Wednesday, 23 February 2011

Masonic Secrets

As promised, quality economics journalist Paul Mason came to give a presentation today, on the subject of Is There An End to the Crisis?. He was excellent - a good speaker but also a good listener. His thesis is that we aren't living in a moment of crisis: crisis is the normal state of capitalism (though he did point out that it's a lot worse because we invented some insane financial securities in the late 90s).

The key challenges are: rebalancing an economy so it's not just finance but real things like manufacturing; moving to an investment-based growth strategy rather than a credit (i.e. debt) funded economy; reducing the deficits without causing revolutions. On this last, I disagreed: what's wrong with a revolution if it's the only way to change things?

Along the way we discussed house prices, the decline of the US and its passionate hatred of state spending (I asked why the US government couldn't trick the Tea Party by spending loads of money on weaponry as usual, but he thought they're too angry even for that to work), the Roman model, house prices, the long-term decline in real wages (American salaries have remained flat or slightly lower since 1973), the rise of China and the prospects for the Euro.

It was fascinating stuff. Mason's very interested in China. He says that they're moving towards a slightly freer system but that they're not (as yet) interested in the kind of global hegemony America's operated. They want to be regional bosses, and they're not yet sure about whether to move to a social welfare/infrastructure-building state, or a consumer capitalist one (let's hope it's the former).

With the Euro, Mason's pretty pessimistic. He thinks the Greeks will leave: they don't want to stay in and the Germans, whose economy underpins the Eurozone but also creates the imbalances between rich Germany and poor Ireland/Spain/Portugal, doesn't want to carry them any more. He thinks Ireland will be bailed out massively though, because it's a 'conduit' between Germany and Co., and the offshore tax havens. What a revolting role for a nation to pursue: lice-picker to the productive bigger fish.
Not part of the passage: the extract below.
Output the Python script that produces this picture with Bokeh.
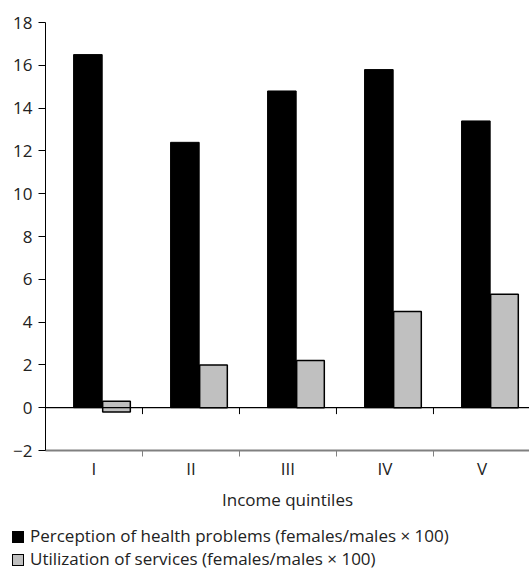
import numpy as np
from bokeh.plotting import figure
from bokeh.layouts import column
from bokeh.models import ColumnDataSource, FixedTicker, Span, Range1d, Div
from bokeh.embed import file_html
from bokeh.resources import INLINE
from bokeh.transform import dodge

# ---- data ----
quintiles = ["I", "II", "III", "IV", "V"]
perception = [16.5, 12.4, 14.8, 15.8, 13.4]
utilization = [0.3, 2.0, 2.2, 4.5, 5.3]
utilization_base = [-0.2, 0.0, 0.0, 0.0, 0.0]
y_ticks = [-2, 0, 2, 4, 6, 8, 10, 12, 14, 16, 18]
series_labels = ["Perception of health problems (females/males \u00d7 100)",
                 "Utilization of services (females/males \u00d7 100)"]
x_title = "Income quintiles"

FONT = "Open Sans"
TXT = "#222222"
FS = "17px"
BLACK = "#000000"
GREY = "#c0c0c0"
series_colors = [BLACK, GREY]

centers = [i + 0.5 for i in range(len(quintiles))]
boundaries = [i + 1 for i in range(len(quintiles) - 1)]
src = ColumnDataSource(dict(x=centers, perception=perception,
                            util=utilization, base=utilization_base))

p = figure(width=529, height=520, x_range=Range1d(0, 4.99), y_range=Range1d(-2, 18),
           output_backend="svg", toolbar_location=None,
           min_border_left=45, min_border_top=22, min_border_right=0, min_border_bottom=70)
p.outline_line_color = None
p.xgrid.visible = False
p.ygrid.visible = False

p.vbar(x=dodge("x", -0.063, range=p.x_range), top="perception", bottom=0, width=0.295,
       source=src, fill_color=series_colors[0], line_color=BLACK, line_width=1)
p.vbar(x=dodge("x", 0.232, range=p.x_range), top="util", bottom="base", width=0.285,
       source=src, fill_color=series_colors[1], line_color=BLACK, line_width=1.5)

# zero line with boundary ticks
p.add_layout(Span(location=0, dimension="width", line_color="black", line_width=1.2))
p.segment(x0=boundaries, x1=boundaries, y0=[0] * len(boundaries), y1=[-0.3] * len(boundaries),
          line_color="black", line_width=1)

# x axis
xa = p.xaxis[0]
xa.ticker = FixedTicker(ticks=centers, minor_ticks=boundaries)
xa.major_label_overrides = {c: q for c, q in zip(centers, quintiles)}
xa.major_tick_line_color = None
xa.major_tick_out = 0
xa.major_tick_in = 0
xa.minor_tick_out = 6
xa.minor_tick_in = 0
xa.minor_tick_line_color = "#808080"
xa.axis_line_color = "#808080"
xa.axis_line_width = 2
xa.major_label_standoff = 0
xa.major_label_text_font = FONT
xa.major_label_text_font_size = FS
xa.major_label_text_color = TXT
xa.axis_label = x_title
xa.axis_label_text_font = FONT
xa.axis_label_text_font_size = FS
xa.axis_label_text_font_style = "normal"
xa.axis_label_text_color = TXT
xa.axis_label_standoff = 5

# y axis
ya = p.yaxis[0]
ya.ticker = FixedTicker(ticks=y_ticks, minor_ticks=[])
ya.major_label_overrides = {-2: "\u22122"}
ya.major_tick_out = 7
ya.major_tick_in = 0
ya.axis_line_color = "black"
ya.major_tick_line_color = "black"
ya.major_label_standoff = 6
ya.major_label_text_font = FONT
ya.major_label_text_font_size = FS
ya.major_label_text_color = TXT

# ---- legend (below the chart) ----
rows = "".join(
    f'<div style="display:flex;align-items:center;height:23px;white-space:nowrap;">'
    f'<span style="display:inline-block;width:12px;height:12px;background:{c};'
    f'border:1px solid #000;margin-right:6px;"></span>{lab}</div>'
    for lab, c in zip(series_labels, series_colors))
legend_div = Div(text=f'<div style="font-family:\'{FONT}\';font-size:{FS};color:{TXT};'
                      f'padding:5px 0 0 12px;">{rows}</div>',
                 width=529, height=52, margin=(0, 0, 0, 0))

layout = column(p, legend_div, spacing=0)
open("out.html", "w").write(file_html(layout, INLINE))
He uses an interesting analogy for the role of the banks (no time for the disgraceful behaviour of regulators, credit-rating agencies and the accountants). They are, he said, like the Alien in the film of that name. They've attached themselves to our economies, and if you cut them off, their acidic blood - the debt which has fuelled the economy for twenty years - will eat through the ship's decks - the real economy - one by one. The saviour this time, he says, was the state (at massive cost to us, hence the austerity we're facing), but no states are strong enough to do it a second time.

So what are our options:
1. Devalue the currency so we can export a lot and not afford to import much. That exports unemployment and suffering to the third world.
2. Do nothing and face revolution.
3. Radically restructure the global economy and work together. He thinks China's toying with some interesting ideas, such as a non-dollar global reserve currency to end currency wars.

For a man who clearly admires the US, he's pretty pessimistic about it: the politics, the poverty, its whole-hearted endorsement of naked capitalism. For instance, he points out that Nissan has moved away from the unionised East Coast high-wage areas to the Deep South. It pays less and its supplier factories have moved too. These subcontractors pay much lower wages, so that only undocumented immigrants work there. Then the locals get all racist and a spiral of social decline sets in. The population doesn't want the government to spend any money and even the stimulus isn't working because local authorities provide so few services that they can't effectively spend any of the money Washington is giving it to restart the economy.

Mason's solution is to copy Germany - his version of that country is one of high public investment. They spend a lot on schools, training and infrastructure. You therefore get a workforce with very high skills (hence BMW, Porsche, Siemens etc) who earn a lot because their jobs can't easily be outsourced. German companies grow through investment rather than debt (state-owned industrial banks help) and they're always technologically advanced. Think back to the 1960s: Britain's car industry died because it carried on producing outdated rubbish on outdated machines - investment was never a possibility. The UK would become like Germany: more boring, less extreme, but stable.

I found all this very interesting. I did have a few questions though. Such as: how are we going to move to an investment economy? Our entire financial system is based on allowing bankers and speculators to make massive profits overnight - short-selling is a clear example. There's nothing to make these people invest for the long-term. So if there's a profit to be made from halving your company's share price overnight, they'll do it, even if it means you can't raise money for new machinery. Also, how do we get the accountancy firms to stop authorising wheezes, and credit-ratings' firms from behaving irresponsibly? We've spent 30 years claiming that regulation destroys dynamism and innovation: just because the state has saved capitalism doesn't mean that capitalism will submit to the state. They're out there trying the same old stuff… they never learn.

Anyway, it was a fascinating session, and I'm really pleased that Mason is coming back for more.